Jesus “emerged himself in that crowd so fickle that in a few days it went from joyous enthusiasm to homicidal scorn,” John Paul said.
About 50,000 people filled the square, where Italian police officers stood guard and Vatican plainclothes security kept a close eye on the crowd. Security has been heightened in the last few months at the Vatican amid general concerns that Islamic extremists could target the heart of Roman Catholicism.
Palm Sunday inaugurates Holy Week, a taxing series of public appearances for the pope, including a Way of the Cross procession at the Colosseum on Good Friday and Easter Sunday Mass in the square.
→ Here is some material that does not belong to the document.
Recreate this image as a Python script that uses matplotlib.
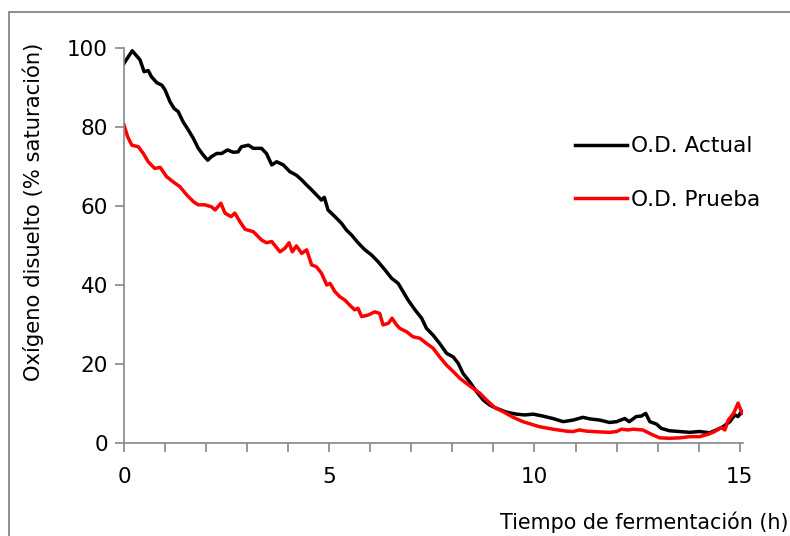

The Vatican newspaper L’Osservatore Romano, next to photographs of the terror bombings in Madrid, Middle East violence and the Iraq war, described Sunday’s gathering of young people as a “powerful antidote” to fear.
“The most insidious enemy of young people is called fear,” the Vatican paper said. “An ‘expert’ of hope, like John Paul II, knows this well.” The pontiff, it said, invites youths to “ally themselves on Christ’s side, and not with the sowers of hate, the mercenaries of terror, the prophets of death.”
Pope: ‘Don’t be afraid to go countercurrent’
In his homily, John Paul told young people: “Certainly the message that the Cross communicates isn’t easy to understand in our era, in which material well-being and convenience are proposed and sought after as priority values.”
“Don’t be afraid to go countercurrent!” he exhorted his listeners.
John Paul has relied heavily on the optimism and enthusiasm of youth to help spread the Church’s message, and every two years he had joined hundreds of thousands of them in pep rallies and prayer services in cities including Buenos Aires, Denver, Manila and Paris.
The next World Youth Day jamboree will in Cologne, Germany, in August 2005.